Paying down debt?  That’s always good.  It gets a monkey of too much debt off the business’ back, reducing its cost of money when it needs to borrow again.  Or pay existing dividends.  Or otherwise increase the business’ flexibility.

All of which is good for job growth, even in if it might not increase hiring on the instant of, say, a significant corporate tax reduction.  Good for investors means good for businesses.  Increased flexibility means good for business.  Increased efficiency, lowered price to consumers, increased consumer demand means good for business.  And that means the business grows and hires.

And, yes, there will be relatively prompt increases in hiring, also.  That’s more of that flexibility: businesses won’t put all of their eggs in one basket, if they’re (allowed by government to be) flexible.  They won’t be any more likely to put all of their tax cut into dividends or share buybacks than they would be to use it all for hiring.  And I haven’t even mentioned committing some of that tax cut to increased R&D, which produces more and better products, which increases demand for output, which facilitates growth—which leads to increased hiring.

But, but….

The situation could be a replay of the massive 2004 repatriation “holiday” under President George W Bush, in which 843 US-based multinationals brought back $362 billion in overseas profits at a deeply slashed tax rate of 5.25%.

Most of that money went to stock buybacks and dividend increases.

This is a non sequitur.  The tax reform on offer isn’t a holiday, a one-time event.  What’s on offer is permanent, so actual long-term planning will be able to be done, and the funds more efficiently allocated for the long game.

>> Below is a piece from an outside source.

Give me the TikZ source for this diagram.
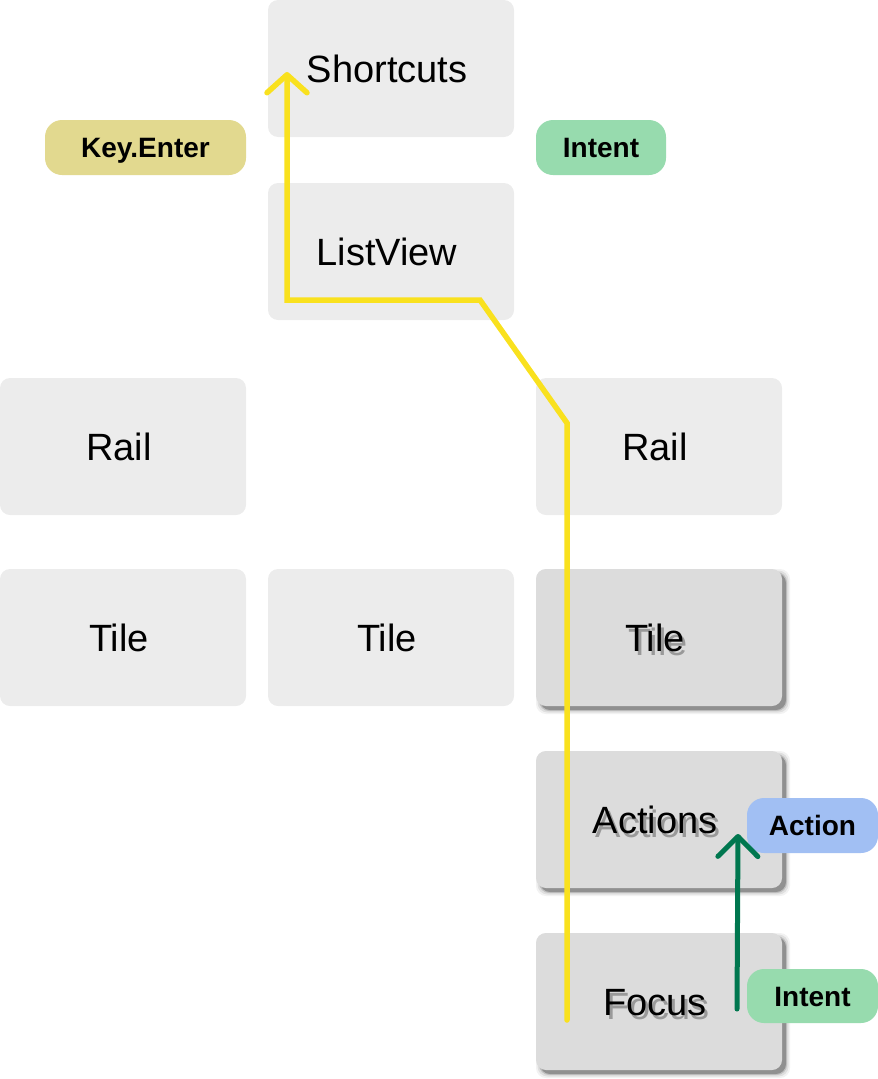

The Reuters piece at the link didn’t discuss the other major aspect of the proposed tax reform, the tax rate cuts and general reform from the individual taxpayer perspective.  Those rate cuts and reforms represent more money in the hands of taxpayers.  That means more stuff getting bought and more money being saved and more money being invested by those individual taxpayers (often referred to as retail investors, because the vast majority of us are not institutional or professional investors).

Greater demand by individuals means more production by business.  More money being saved means more money in the banks’ hands to lend to businesses and individuals—which means business expansion, more houses being bought, and on and on.  More investment by us retail investors means more money in business hands to fuel R&D, production, expansion.

And all of that means a growing economy and increased jobs.

“Good for investors” and job growth, far from being mutually exclusive, are mutually supportive.